__Data block__:
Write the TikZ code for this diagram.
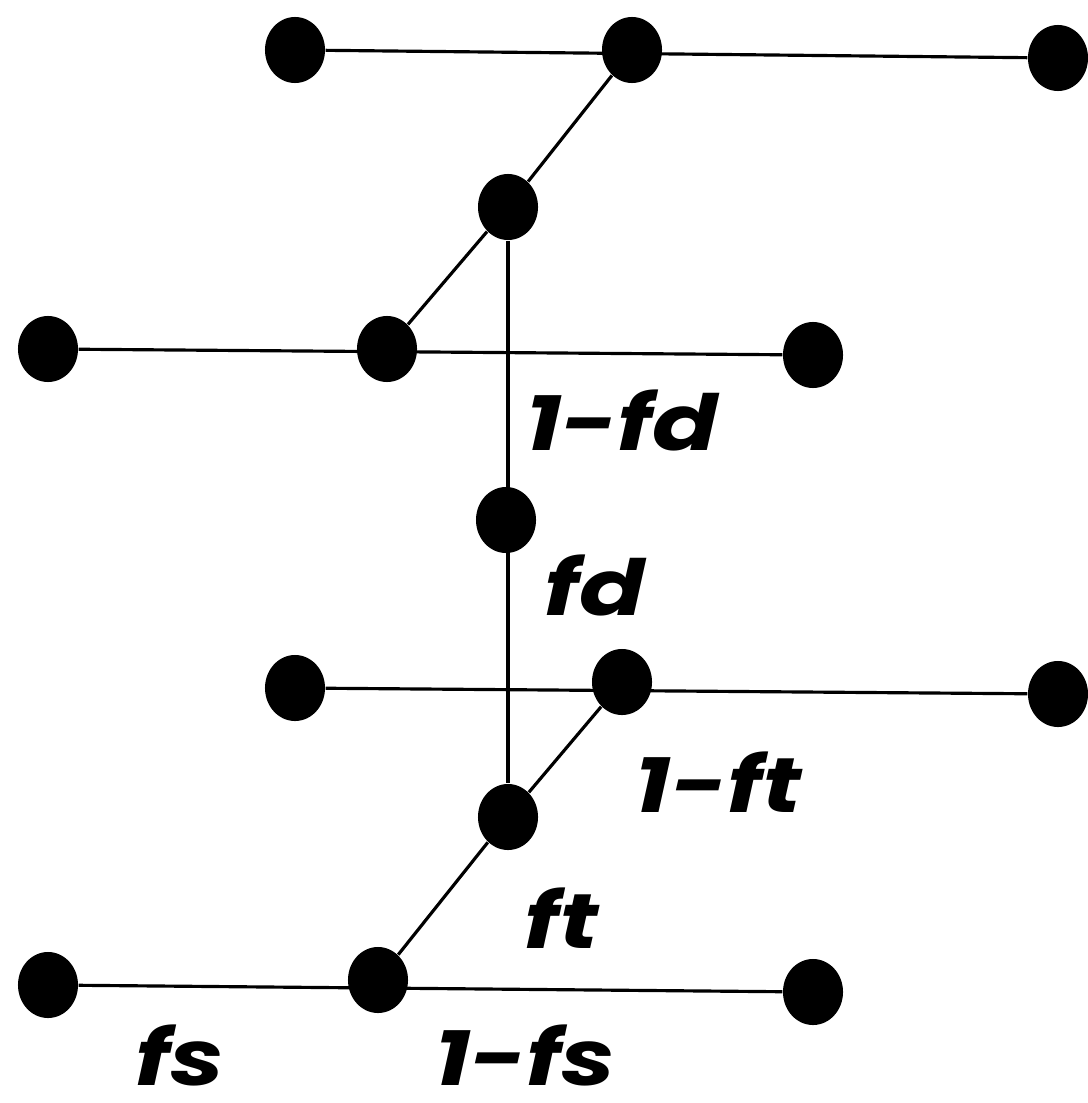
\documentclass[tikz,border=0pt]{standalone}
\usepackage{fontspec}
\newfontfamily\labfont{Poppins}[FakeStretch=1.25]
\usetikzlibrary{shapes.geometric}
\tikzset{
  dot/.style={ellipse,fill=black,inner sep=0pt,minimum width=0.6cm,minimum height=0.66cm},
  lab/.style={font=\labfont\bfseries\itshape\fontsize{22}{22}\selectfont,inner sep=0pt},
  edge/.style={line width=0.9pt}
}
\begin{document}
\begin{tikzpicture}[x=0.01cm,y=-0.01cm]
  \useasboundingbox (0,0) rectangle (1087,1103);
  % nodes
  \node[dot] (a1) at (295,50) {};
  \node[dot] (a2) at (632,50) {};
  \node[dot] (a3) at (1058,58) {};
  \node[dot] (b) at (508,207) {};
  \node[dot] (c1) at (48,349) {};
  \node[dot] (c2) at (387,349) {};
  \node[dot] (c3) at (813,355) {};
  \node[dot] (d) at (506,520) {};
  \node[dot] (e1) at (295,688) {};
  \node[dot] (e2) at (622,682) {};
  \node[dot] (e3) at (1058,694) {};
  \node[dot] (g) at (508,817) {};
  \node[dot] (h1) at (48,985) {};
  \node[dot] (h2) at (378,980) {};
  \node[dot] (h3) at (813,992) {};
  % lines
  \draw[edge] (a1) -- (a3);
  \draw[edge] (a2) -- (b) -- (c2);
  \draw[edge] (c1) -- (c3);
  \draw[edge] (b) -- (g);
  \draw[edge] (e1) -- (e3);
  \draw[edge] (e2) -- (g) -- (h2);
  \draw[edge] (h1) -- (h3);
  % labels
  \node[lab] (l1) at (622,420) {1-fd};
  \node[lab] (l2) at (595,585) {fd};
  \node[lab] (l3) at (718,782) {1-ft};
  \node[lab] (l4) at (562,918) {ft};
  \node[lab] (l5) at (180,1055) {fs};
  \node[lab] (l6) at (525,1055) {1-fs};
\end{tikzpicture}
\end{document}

__Exercise requirements__: Return the full material word for word. Do not include the pictures.

__Response for this exercise__:
Write the TikZ code for this diagram.
\documentclass[tikz,border=0pt]{standalone}
\usepackage{fontspec}
\newfontfamily\labfont{Poppins}[FakeStretch=1.25]
\usetikzlibrary{shapes.geometric}
\tikzset{
  dot/.style={ellipse,fill=black,inner sep=0pt,minimum width=0.6cm,minimum height=0.66cm},
  lab/.style={font=\labfont\bfseries\itshape\fontsize{22}{22}\selectfont,inner sep=0pt},
  edge/.style={line width=0.9pt}
}
\begin{document}
\begin{tikzpicture}[x=0.01cm,y=-0.01cm]
  \useasboundingbox (0,0) rectangle (1087,1103);
  % nodes
  \node[dot] (a1) at (295,50) {};
  \node[dot] (a2) at (632,50) {};
  \node[dot] (a3) at (1058,58) {};
  \node[dot] (b) at (508,207) {};
  \node[dot] (c1) at (48,349) {};
  \node[dot] (c2) at (387,349) {};
  \node[dot] (c3) at (813,355) {};
  \node[dot] (d) at (506,520) {};
  \node[dot] (e1) at (295,688) {};
  \node[dot] (e2) at (622,682) {};
  \node[dot] (e3) at (1058,694) {};
  \node[dot] (g) at (508,817) {};
  \node[dot] (h1) at (48,985) {};
  \node[dot] (h2) at (378,980) {};
  \node[dot] (h3) at (813,992) {};
  % lines
  \draw[edge] (a1) -- (a3);
  \draw[edge] (a2) -- (b) -- (c2);
  \draw[edge] (c1) -- (c3);
  \draw[edge] (b) -- (g);
  \draw[edge] (e1) -- (e3);
  \draw[edge] (e2) -- (g) -- (h2);
  \draw[edge] (h1) -- (h3);
  % labels
  \node[lab] (l1) at (622,420) {1-fd};
  \node[lab] (l2) at (595,585) {fd};
  \node[lab] (l3) at (718,782) {1-ft};
  \node[lab] (l4) at (562,918) {ft};
  \node[lab] (l5) at (180,1055) {fs};
  \node[lab] (l6) at (525,1055) {1-fs};
\end{tikzpicture}
\end{document}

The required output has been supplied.